The Chart below shows the price performance of our five picks year to date.
Duke Energy Corp. DUK operates as an energy company in the United States. It operates through three segments: Electric Utilities and Infrastructure, Gas Utilities and Infrastructure, and Commercial Renewables. The Zacks Rank #2 company has expected earnings growth rate of 2% for the current year. The Zacks Consensus Estimate for the current year has improved by 0.2% over the last 30 days.
PG&E Corp. PCG is engaged in the sale and delivery of electricity and natural gas to residential, commercial, industrial and agricultural customers in northern and central California. The Zacks Rank #2 company has expected earnings growth rate of 4.3% for the current year. The Zacks Consensus Estimate for the current year has improved by 0.7% over the last 30 days.
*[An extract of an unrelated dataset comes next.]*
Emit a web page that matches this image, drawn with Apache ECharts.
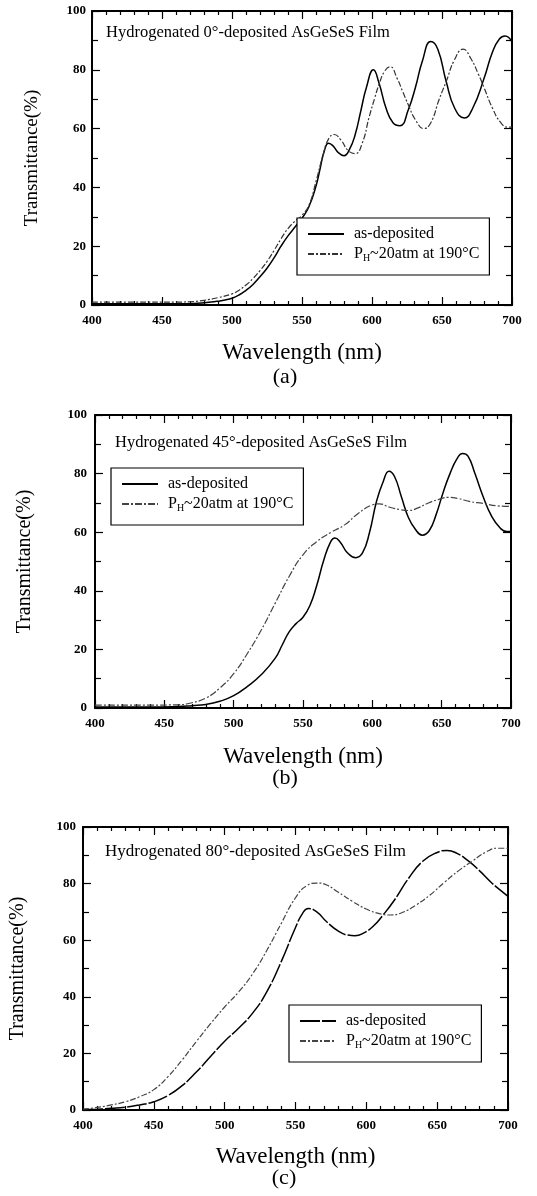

Telenav Inc. TNAV is a provider of location based services, or LBS, including voice guided navigation, on mobile phones. The company operates through Automotive and Mobile Navigation segments. The Zacks Rank #1 company has expected earnings growth rate of 144.7% for the current year. The Zacks Consensus Estimate for the current year has improved by 191.2% over the last 30 days.
AGNC Investment Corp. AGNC is a real estate investment trust that focuses on leveraged investments in agency MBS. The Zacks Rank #1 company has expected earnings growth rate of 4.6% for the current year. The Zacks Consensus Estimate for the current year has improved by 0.4% over the last 30 days.
Apartment Investment and Management Co. AIV is focused on the ownership and management of quality apartment communities located in select markets in the United States. The Zacks Rank #2 company has expected earnings growth rate of 7.2% for the current year. The Zacks Consensus Estimate for the current year has improved by 0.4% over the last 30 days.